# Input start

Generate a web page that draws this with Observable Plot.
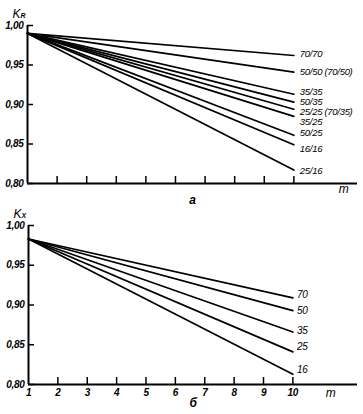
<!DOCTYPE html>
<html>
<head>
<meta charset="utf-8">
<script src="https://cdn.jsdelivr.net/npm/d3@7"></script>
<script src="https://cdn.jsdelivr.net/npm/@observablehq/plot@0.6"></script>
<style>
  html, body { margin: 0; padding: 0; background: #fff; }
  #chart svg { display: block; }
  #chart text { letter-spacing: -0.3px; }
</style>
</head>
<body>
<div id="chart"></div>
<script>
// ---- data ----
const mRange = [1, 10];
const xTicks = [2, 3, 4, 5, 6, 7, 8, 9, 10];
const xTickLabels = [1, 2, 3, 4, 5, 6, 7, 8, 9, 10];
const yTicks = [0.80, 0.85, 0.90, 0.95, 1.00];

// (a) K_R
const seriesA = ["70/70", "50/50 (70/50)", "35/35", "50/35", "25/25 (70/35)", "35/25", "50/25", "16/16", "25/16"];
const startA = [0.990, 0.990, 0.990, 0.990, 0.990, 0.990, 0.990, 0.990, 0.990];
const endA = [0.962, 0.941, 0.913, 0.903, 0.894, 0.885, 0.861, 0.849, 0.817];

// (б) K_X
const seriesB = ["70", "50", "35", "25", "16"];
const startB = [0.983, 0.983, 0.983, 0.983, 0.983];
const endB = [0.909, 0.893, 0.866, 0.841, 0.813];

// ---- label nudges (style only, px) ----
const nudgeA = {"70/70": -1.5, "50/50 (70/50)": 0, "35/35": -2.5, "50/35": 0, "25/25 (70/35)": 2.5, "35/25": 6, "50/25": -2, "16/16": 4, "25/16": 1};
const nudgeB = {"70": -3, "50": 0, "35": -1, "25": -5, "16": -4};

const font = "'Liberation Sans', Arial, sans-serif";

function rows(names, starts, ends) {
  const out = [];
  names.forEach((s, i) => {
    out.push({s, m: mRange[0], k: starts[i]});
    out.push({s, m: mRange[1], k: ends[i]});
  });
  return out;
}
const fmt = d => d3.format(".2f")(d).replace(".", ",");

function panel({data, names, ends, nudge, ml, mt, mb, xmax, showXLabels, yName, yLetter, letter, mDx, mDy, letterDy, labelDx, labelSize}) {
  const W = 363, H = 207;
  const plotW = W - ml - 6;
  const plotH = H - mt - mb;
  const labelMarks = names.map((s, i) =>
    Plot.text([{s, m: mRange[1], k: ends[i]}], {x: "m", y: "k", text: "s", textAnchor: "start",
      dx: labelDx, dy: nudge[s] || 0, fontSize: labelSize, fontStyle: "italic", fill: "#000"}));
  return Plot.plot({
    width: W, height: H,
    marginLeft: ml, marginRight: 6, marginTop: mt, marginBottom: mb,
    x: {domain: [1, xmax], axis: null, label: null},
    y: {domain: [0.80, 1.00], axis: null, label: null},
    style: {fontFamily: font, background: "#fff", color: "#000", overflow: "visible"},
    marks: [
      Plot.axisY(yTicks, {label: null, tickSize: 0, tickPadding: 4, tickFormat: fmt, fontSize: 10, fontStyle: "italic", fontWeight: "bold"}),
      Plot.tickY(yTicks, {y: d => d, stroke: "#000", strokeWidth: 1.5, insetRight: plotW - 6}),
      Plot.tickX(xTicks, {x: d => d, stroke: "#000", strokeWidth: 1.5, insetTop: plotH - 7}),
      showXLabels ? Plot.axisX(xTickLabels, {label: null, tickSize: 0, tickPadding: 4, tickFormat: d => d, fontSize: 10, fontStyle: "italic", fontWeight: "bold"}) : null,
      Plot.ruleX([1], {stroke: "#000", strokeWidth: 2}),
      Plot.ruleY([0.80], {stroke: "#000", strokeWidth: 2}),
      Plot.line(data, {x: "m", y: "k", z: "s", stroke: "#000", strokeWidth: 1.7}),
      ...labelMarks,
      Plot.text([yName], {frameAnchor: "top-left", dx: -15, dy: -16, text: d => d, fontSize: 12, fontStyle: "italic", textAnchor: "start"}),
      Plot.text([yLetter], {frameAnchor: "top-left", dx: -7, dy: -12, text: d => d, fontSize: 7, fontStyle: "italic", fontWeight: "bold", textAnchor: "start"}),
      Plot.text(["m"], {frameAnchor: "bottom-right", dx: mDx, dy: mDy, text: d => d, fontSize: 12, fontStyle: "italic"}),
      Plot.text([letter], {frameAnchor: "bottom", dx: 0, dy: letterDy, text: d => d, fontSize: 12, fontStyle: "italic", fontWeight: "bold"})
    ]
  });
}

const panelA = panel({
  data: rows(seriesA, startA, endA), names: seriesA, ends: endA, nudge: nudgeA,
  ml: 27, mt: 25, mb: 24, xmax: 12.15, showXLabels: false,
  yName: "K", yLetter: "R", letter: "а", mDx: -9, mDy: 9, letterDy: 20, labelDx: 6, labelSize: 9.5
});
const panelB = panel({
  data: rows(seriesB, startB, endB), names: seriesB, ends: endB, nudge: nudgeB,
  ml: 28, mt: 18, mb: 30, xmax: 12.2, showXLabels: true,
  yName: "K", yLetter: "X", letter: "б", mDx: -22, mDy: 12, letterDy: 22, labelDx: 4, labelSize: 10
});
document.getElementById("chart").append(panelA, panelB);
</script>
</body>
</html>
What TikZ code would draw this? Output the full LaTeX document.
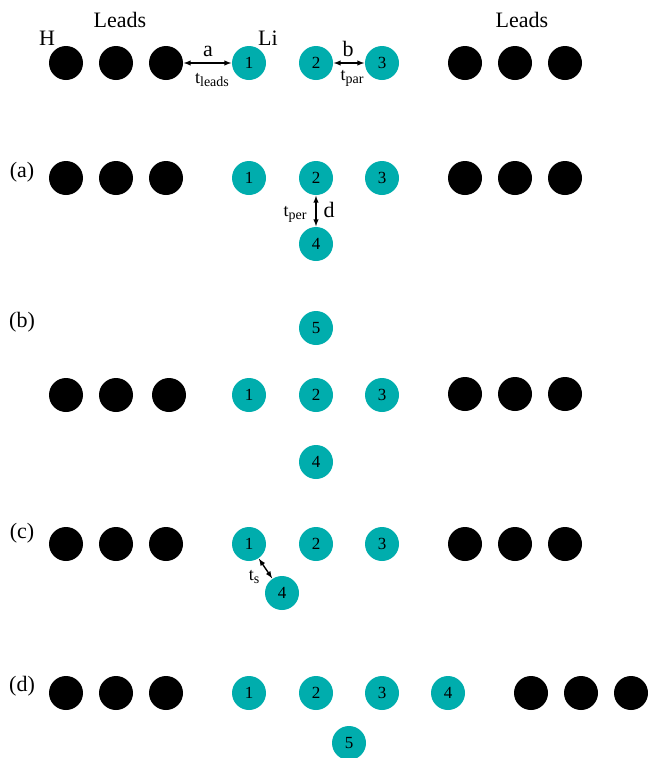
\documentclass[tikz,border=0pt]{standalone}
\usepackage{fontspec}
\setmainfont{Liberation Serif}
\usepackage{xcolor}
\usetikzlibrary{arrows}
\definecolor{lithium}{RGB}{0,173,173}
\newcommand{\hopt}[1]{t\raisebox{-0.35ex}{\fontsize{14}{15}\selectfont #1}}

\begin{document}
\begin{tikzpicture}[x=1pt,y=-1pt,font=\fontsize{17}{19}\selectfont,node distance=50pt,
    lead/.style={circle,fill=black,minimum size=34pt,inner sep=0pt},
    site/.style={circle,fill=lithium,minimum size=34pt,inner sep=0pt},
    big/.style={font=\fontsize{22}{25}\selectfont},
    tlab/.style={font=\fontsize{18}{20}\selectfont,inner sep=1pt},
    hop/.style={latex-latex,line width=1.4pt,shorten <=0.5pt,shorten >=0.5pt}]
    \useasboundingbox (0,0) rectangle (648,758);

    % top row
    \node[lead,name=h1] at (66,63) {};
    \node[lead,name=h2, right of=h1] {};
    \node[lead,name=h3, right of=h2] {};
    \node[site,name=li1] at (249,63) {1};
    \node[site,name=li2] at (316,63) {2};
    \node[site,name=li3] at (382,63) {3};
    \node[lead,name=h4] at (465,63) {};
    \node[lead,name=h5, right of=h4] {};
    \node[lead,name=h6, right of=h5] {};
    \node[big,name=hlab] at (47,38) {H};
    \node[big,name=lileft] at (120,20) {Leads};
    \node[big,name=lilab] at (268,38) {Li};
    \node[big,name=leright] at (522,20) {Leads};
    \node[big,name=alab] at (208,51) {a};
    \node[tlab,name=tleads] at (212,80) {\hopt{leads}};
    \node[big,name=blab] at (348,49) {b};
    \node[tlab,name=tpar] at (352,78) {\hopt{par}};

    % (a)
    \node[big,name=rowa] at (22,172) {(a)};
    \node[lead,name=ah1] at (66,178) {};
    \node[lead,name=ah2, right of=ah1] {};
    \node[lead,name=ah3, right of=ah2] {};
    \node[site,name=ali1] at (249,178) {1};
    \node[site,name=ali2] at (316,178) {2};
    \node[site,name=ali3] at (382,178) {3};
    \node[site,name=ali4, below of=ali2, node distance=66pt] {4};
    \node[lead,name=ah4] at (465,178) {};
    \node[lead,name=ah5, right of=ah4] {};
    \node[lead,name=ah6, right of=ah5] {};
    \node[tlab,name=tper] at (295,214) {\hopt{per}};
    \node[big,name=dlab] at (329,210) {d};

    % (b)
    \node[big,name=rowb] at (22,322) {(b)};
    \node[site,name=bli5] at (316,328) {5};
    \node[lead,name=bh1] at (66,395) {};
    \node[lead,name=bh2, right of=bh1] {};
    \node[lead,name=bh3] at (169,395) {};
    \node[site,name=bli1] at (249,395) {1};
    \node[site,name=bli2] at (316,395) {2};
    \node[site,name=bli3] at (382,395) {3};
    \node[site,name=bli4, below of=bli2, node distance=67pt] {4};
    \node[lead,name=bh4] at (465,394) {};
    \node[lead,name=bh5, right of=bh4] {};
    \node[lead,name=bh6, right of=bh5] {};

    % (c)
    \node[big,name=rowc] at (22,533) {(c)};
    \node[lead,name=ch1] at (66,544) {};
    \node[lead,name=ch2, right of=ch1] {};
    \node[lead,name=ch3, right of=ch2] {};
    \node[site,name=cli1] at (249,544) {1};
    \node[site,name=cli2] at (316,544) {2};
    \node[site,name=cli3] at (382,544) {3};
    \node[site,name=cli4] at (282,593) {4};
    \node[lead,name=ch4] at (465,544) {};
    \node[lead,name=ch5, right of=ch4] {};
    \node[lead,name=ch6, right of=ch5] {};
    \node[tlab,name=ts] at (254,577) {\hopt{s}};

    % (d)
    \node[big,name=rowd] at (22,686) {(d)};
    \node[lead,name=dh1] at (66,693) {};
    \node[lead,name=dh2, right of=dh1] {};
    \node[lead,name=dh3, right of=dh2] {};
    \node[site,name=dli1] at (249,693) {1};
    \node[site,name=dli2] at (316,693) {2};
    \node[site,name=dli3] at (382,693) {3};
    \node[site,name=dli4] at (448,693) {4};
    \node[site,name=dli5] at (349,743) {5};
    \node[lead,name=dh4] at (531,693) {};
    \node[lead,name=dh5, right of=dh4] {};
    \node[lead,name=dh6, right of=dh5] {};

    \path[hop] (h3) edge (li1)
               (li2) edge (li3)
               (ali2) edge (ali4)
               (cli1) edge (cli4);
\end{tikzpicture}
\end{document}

# Input end

Task = For the material, find the number of lines holding the word "this" and give that figure and nothing more.

Task output = 2